→ Given exercise
Do not include the pictures; repeat the rest of the data exactly.

→ Given data
++++++++++
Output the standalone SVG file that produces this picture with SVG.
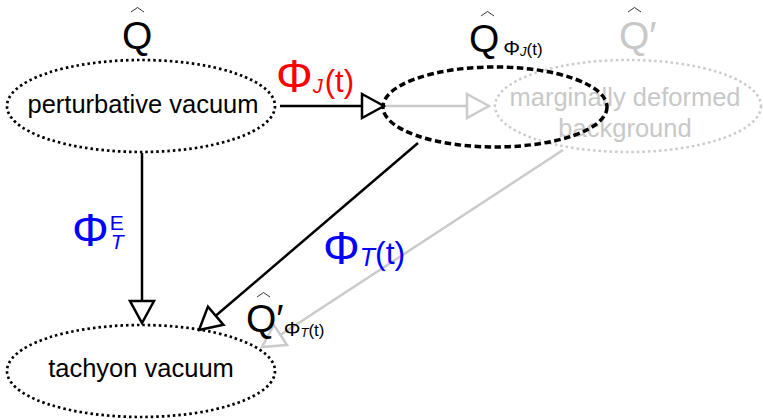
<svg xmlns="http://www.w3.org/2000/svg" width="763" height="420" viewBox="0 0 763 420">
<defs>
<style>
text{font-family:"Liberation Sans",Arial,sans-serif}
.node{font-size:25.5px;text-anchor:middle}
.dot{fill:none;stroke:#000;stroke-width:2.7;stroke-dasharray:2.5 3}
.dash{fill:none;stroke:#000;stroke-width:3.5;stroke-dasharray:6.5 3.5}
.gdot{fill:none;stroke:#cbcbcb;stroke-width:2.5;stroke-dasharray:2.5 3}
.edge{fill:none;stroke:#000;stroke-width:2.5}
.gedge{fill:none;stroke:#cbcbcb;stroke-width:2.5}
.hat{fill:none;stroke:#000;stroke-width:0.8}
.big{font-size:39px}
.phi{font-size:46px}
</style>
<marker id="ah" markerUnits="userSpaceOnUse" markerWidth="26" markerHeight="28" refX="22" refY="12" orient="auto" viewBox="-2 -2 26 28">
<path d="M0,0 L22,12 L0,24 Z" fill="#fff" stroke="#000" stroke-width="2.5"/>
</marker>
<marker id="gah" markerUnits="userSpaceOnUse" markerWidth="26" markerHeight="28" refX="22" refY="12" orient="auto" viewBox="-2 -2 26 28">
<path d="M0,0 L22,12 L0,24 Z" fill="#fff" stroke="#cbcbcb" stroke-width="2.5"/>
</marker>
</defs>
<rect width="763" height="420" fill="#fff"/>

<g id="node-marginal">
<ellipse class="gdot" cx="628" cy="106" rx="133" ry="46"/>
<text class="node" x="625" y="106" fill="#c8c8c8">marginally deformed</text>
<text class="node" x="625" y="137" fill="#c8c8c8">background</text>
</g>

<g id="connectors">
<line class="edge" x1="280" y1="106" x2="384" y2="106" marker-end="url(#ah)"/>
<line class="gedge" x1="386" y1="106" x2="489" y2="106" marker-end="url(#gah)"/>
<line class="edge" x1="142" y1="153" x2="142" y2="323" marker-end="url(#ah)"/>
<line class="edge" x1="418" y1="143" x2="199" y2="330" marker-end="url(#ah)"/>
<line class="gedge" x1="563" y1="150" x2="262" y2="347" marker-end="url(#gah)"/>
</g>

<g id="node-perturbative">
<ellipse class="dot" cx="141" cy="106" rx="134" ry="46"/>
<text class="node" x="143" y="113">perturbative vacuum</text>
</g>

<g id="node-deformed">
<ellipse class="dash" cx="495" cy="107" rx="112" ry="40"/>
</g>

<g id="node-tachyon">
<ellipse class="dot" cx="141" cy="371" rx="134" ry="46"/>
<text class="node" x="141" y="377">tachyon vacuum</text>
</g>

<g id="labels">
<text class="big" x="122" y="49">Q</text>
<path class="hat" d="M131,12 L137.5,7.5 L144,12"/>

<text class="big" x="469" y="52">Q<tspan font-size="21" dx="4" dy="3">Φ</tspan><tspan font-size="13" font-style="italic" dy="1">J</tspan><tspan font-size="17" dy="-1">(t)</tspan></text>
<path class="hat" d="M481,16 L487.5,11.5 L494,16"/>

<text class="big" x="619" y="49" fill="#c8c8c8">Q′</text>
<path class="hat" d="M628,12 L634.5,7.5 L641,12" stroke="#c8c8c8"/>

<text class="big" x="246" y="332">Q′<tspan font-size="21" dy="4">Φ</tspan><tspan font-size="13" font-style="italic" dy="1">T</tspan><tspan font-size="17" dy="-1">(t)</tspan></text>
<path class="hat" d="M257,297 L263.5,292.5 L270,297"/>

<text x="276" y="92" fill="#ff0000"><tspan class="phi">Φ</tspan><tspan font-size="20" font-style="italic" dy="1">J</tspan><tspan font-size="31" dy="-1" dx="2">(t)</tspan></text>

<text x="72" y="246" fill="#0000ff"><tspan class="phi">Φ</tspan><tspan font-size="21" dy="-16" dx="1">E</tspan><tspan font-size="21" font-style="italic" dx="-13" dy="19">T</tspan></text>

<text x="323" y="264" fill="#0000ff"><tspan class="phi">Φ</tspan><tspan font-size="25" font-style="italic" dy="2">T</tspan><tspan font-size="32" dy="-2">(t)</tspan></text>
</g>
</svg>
++++++++++
→ Output for this exercise
Output the standalone SVG file that produces this picture with SVG.
<svg xmlns="http://www.w3.org/2000/svg" width="763" height="420" viewBox="0 0 763 420">
<defs>
<style>
text{font-family:"Liberation Sans",Arial,sans-serif}
.node{font-size:25.5px;text-anchor:middle}
.dot{fill:none;stroke:#000;stroke-width:2.7;stroke-dasharray:2.5 3}
.dash{fill:none;stroke:#000;stroke-width:3.5;stroke-dasharray:6.5 3.5}
.gdot{fill:none;stroke:#cbcbcb;stroke-width:2.5;stroke-dasharray:2.5 3}
.edge{fill:none;stroke:#000;stroke-width:2.5}
.gedge{fill:none;stroke:#cbcbcb;stroke-width:2.5}
.hat{fill:none;stroke:#000;stroke-width:0.8}
.big{font-size:39px}
.phi{font-size:46px}
</style>
<marker id="ah" markerUnits="userSpaceOnUse" markerWidth="26" markerHeight="28" refX="22" refY="12" orient="auto" viewBox="-2 -2 26 28">
<path d="M0,0 L22,12 L0,24 Z" fill="#fff" stroke="#000" stroke-width="2.5"/>
</marker>
<marker id="gah" markerUnits="userSpaceOnUse" markerWidth="26" markerHeight="28" refX="22" refY="12" orient="auto" viewBox="-2 -2 26 28">
<path d="M0,0 L22,12 L0,24 Z" fill="#fff" stroke="#cbcbcb" stroke-width="2.5"/>
</marker>
</defs>
<rect width="763" height="420" fill="#fff"/>

<g id="node-marginal">
<ellipse class="gdot" cx="628" cy="106" rx="133" ry="46"/>
<text class="node" x="625" y="106" fill="#c8c8c8">marginally deformed</text>
<text class="node" x="625" y="137" fill="#c8c8c8">background</text>
</g>

<g id="connectors">
<line class="edge" x1="280" y1="106" x2="384" y2="106" marker-end="url(#ah)"/>
<line class="gedge" x1="386" y1="106" x2="489" y2="106" marker-end="url(#gah)"/>
<line class="edge" x1="142" y1="153" x2="142" y2="323" marker-end="url(#ah)"/>
<line class="edge" x1="418" y1="143" x2="199" y2="330" marker-end="url(#ah)"/>
<line class="gedge" x1="563" y1="150" x2="262" y2="347" marker-end="url(#gah)"/>
</g>

<g id="node-perturbative">
<ellipse class="dot" cx="141" cy="106" rx="134" ry="46"/>
<text class="node" x="143" y="113">perturbative vacuum</text>
</g>

<g id="node-deformed">
<ellipse class="dash" cx="495" cy="107" rx="112" ry="40"/>
</g>

<g id="node-tachyon">
<ellipse class="dot" cx="141" cy="371" rx="134" ry="46"/>
<text class="node" x="141" y="377">tachyon vacuum</text>
</g>

<g id="labels">
<text class="big" x="122" y="49">Q</text>
<path class="hat" d="M131,12 L137.5,7.5 L144,12"/>

<text class="big" x="469" y="52">Q<tspan font-size="21" dx="4" dy="3">Φ</tspan><tspan font-size="13" font-style="italic" dy="1">J</tspan><tspan font-size="17" dy="-1">(t)</tspan></text>
<path class="hat" d="M481,16 L487.5,11.5 L494,16"/>

<text class="big" x="619" y="49" fill="#c8c8c8">Q′</text>
<path class="hat" d="M628,12 L634.5,7.5 L641,12" stroke="#c8c8c8"/>

<text class="big" x="246" y="332">Q′<tspan font-size="21" dy="4">Φ</tspan><tspan font-size="13" font-style="italic" dy="1">T</tspan><tspan font-size="17" dy="-1">(t)</tspan></text>
<path class="hat" d="M257,297 L263.5,292.5 L270,297"/>

<text x="276" y="92" fill="#ff0000"><tspan class="phi">Φ</tspan><tspan font-size="20" font-style="italic" dy="1">J</tspan><tspan font-size="31" dy="-1" dx="2">(t)</tspan></text>

<text x="72" y="246" fill="#0000ff"><tspan class="phi">Φ</tspan><tspan font-size="21" dy="-16" dx="1">E</tspan><tspan font-size="21" font-style="italic" dx="-13" dy="19">T</tspan></text>

<text x="323" y="264" fill="#0000ff"><tspan class="phi">Φ</tspan><tspan font-size="25" font-style="italic" dy="2">T</tspan><tspan font-size="32" dy="-2">(t)</tspan></text>
</g>
</svg>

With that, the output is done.